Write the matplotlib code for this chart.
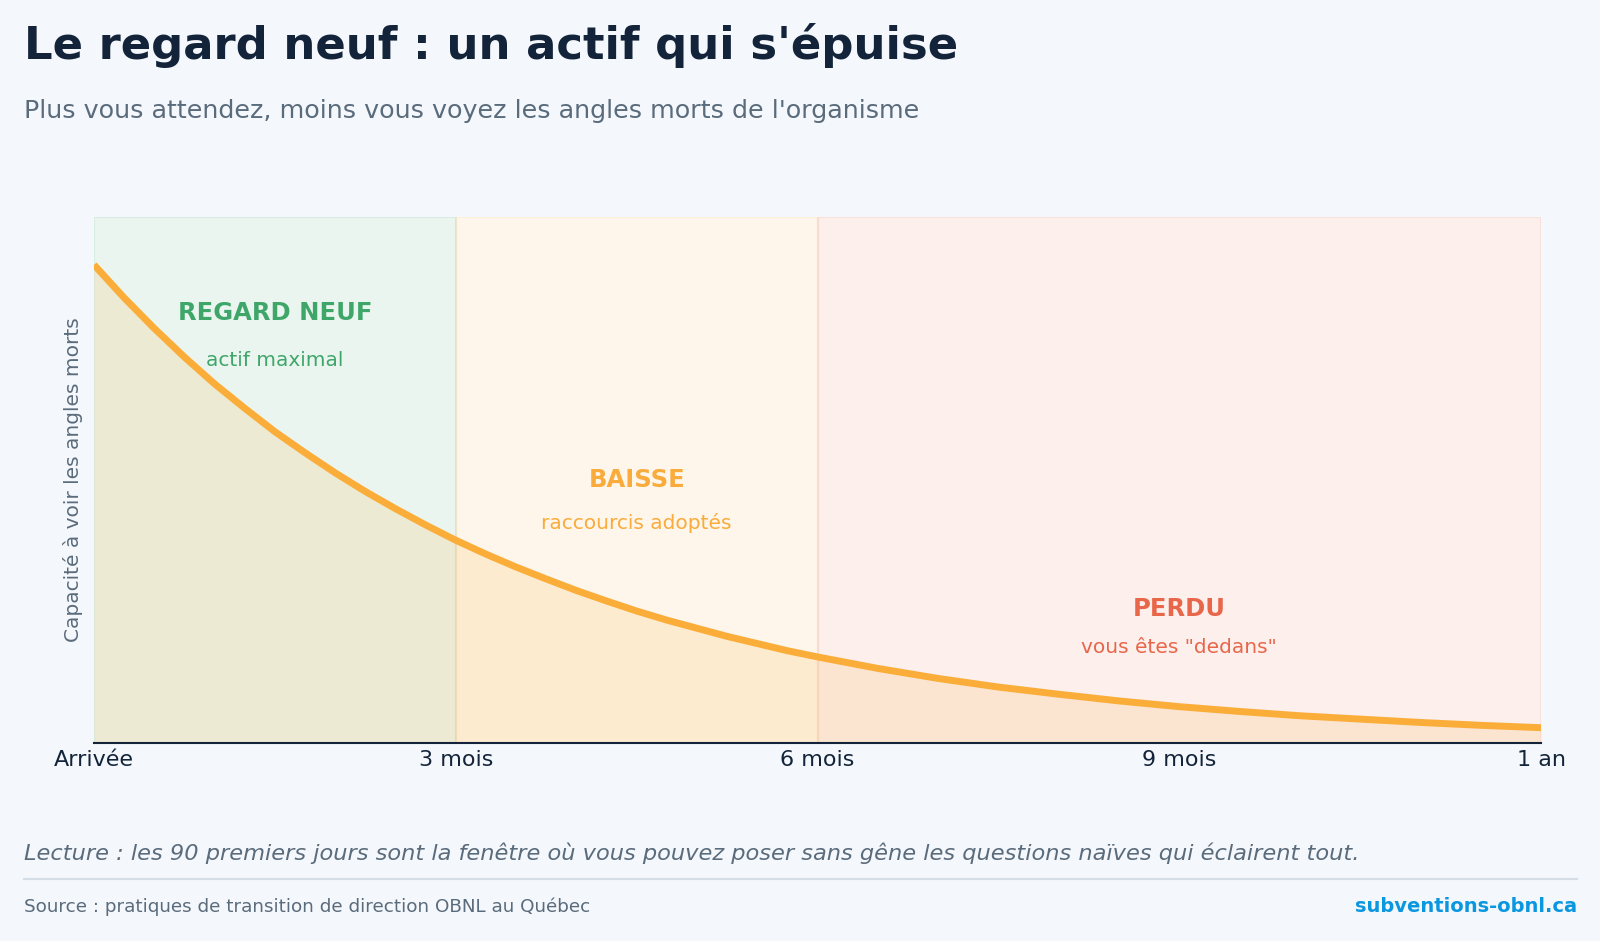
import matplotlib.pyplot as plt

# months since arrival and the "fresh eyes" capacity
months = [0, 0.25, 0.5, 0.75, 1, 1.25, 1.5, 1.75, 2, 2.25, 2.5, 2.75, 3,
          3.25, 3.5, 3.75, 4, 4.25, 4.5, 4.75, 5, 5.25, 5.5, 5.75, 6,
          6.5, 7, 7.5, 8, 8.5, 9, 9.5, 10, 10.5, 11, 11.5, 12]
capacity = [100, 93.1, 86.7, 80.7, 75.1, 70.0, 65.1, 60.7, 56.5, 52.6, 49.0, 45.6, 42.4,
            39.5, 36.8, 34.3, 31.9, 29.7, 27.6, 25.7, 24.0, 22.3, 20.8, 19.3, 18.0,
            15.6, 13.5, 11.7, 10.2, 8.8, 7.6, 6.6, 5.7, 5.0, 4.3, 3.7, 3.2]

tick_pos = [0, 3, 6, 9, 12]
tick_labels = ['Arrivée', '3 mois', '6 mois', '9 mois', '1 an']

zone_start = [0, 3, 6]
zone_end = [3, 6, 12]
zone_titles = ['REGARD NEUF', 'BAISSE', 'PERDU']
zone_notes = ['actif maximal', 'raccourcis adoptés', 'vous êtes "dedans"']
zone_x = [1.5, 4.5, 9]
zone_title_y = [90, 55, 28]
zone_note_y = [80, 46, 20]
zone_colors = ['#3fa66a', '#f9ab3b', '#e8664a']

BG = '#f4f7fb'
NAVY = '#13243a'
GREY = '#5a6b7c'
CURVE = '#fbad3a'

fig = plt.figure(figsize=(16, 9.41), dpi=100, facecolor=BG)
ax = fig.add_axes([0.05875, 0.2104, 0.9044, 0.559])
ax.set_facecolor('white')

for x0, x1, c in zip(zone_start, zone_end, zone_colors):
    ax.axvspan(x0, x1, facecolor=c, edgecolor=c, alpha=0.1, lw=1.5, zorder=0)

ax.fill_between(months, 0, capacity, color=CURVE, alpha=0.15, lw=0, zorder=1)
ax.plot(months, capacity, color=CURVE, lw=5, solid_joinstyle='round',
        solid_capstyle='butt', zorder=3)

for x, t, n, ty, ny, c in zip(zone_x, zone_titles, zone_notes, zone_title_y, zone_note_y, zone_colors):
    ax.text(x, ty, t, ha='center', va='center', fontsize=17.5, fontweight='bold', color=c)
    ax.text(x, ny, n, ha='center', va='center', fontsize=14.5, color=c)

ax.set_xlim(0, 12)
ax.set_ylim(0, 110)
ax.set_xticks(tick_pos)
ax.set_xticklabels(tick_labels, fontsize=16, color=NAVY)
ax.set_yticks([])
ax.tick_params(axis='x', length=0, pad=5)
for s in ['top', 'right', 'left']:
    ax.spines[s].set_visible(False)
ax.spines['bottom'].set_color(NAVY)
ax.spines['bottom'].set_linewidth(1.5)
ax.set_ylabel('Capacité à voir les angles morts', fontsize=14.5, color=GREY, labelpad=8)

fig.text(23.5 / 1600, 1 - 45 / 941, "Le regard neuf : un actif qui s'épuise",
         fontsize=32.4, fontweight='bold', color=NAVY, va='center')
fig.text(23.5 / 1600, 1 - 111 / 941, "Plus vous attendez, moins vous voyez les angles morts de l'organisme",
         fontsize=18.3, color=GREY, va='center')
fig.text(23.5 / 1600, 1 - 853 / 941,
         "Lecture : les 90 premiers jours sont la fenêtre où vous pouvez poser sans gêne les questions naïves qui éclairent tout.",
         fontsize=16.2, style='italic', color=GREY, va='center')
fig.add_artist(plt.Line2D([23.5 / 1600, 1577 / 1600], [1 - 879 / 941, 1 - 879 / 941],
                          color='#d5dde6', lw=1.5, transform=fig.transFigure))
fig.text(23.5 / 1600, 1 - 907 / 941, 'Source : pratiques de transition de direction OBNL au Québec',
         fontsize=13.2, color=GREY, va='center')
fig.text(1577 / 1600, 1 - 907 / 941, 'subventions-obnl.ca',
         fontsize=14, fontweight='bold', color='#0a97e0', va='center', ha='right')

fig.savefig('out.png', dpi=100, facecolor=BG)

=====

▶ **Direction**
Give the material again exactly as it is, but keep the pictures out.

▶ **Answer to the exercise**
Write the matplotlib code for this chart.
import matplotlib.pyplot as plt

# months since arrival and the "fresh eyes" capacity
months = [0, 0.25, 0.5, 0.75, 1, 1.25, 1.5, 1.75, 2, 2.25, 2.5, 2.75, 3,
          3.25, 3.5, 3.75, 4, 4.25, 4.5, 4.75, 5, 5.25, 5.5, 5.75, 6,
          6.5, 7, 7.5, 8, 8.5, 9, 9.5, 10, 10.5, 11, 11.5, 12]
capacity = [100, 93.1, 86.7, 80.7, 75.1, 70.0, 65.1, 60.7, 56.5, 52.6, 49.0, 45.6, 42.4,
            39.5, 36.8, 34.3, 31.9, 29.7, 27.6, 25.7, 24.0, 22.3, 20.8, 19.3, 18.0,
            15.6, 13.5, 11.7, 10.2, 8.8, 7.6, 6.6, 5.7, 5.0, 4.3, 3.7, 3.2]

tick_pos = [0, 3, 6, 9, 12]
tick_labels = ['Arrivée', '3 mois', '6 mois', '9 mois', '1 an']

zone_start = [0, 3, 6]
zone_end = [3, 6, 12]
zone_titles = ['REGARD NEUF', 'BAISSE', 'PERDU']
zone_notes = ['actif maximal', 'raccourcis adoptés', 'vous êtes "dedans"']
zone_x = [1.5, 4.5, 9]
zone_title_y = [90, 55, 28]
zone_note_y = [80, 46, 20]
zone_colors = ['#3fa66a', '#f9ab3b', '#e8664a']

BG = '#f4f7fb'
NAVY = '#13243a'
GREY = '#5a6b7c'
CURVE = '#fbad3a'

fig = plt.figure(figsize=(16, 9.41), dpi=100, facecolor=BG)
ax = fig.add_axes([0.05875, 0.2104, 0.9044, 0.559])
ax.set_facecolor('white')

for x0, x1, c in zip(zone_start, zone_end, zone_colors):
    ax.axvspan(x0, x1, facecolor=c, edgecolor=c, alpha=0.1, lw=1.5, zorder=0)

ax.fill_between(months, 0, capacity, color=CURVE, alpha=0.15, lw=0, zorder=1)
ax.plot(months, capacity, color=CURVE, lw=5, solid_joinstyle='round',
        solid_capstyle='butt', zorder=3)

for x, t, n, ty, ny, c in zip(zone_x, zone_titles, zone_notes, zone_title_y, zone_note_y, zone_colors):
    ax.text(x, ty, t, ha='center', va='center', fontsize=17.5, fontweight='bold', color=c)
    ax.text(x, ny, n, ha='center', va='center', fontsize=14.5, color=c)

ax.set_xlim(0, 12)
ax.set_ylim(0, 110)
ax.set_xticks(tick_pos)
ax.set_xticklabels(tick_labels, fontsize=16, color=NAVY)
ax.set_yticks([])
ax.tick_params(axis='x', length=0, pad=5)
for s in ['top', 'right', 'left']:
    ax.spines[s].set_visible(False)
ax.spines['bottom'].set_color(NAVY)
ax.spines['bottom'].set_linewidth(1.5)
ax.set_ylabel('Capacité à voir les angles morts', fontsize=14.5, color=GREY, labelpad=8)

fig.text(23.5 / 1600, 1 - 45 / 941, "Le regard neuf : un actif qui s'épuise",
         fontsize=32.4, fontweight='bold', color=NAVY, va='center')
fig.text(23.5 / 1600, 1 - 111 / 941, "Plus vous attendez, moins vous voyez les angles morts de l'organisme",
         fontsize=18.3, color=GREY, va='center')
fig.text(23.5 / 1600, 1 - 853 / 941,
         "Lecture : les 90 premiers jours sont la fenêtre où vous pouvez poser sans gêne les questions naïves qui éclairent tout.",
         fontsize=16.2, style='italic', color=GREY, va='center')
fig.add_artist(plt.Line2D([23.5 / 1600, 1577 / 1600], [1 - 879 / 941, 1 - 879 / 941],
                          color='#d5dde6', lw=1.5, transform=fig.transFigure))
fig.text(23.5 / 1600, 1 - 907 / 941, 'Source : pratiques de transition de direction OBNL au Québec',
         fontsize=13.2, color=GREY, va='center')
fig.text(1577 / 1600, 1 - 907 / 941, 'subventions-obnl.ca',
         fontsize=14, fontweight='bold', color='#0a97e0', va='center', ha='right')

fig.savefig('out.png', dpi=100, facecolor=BG)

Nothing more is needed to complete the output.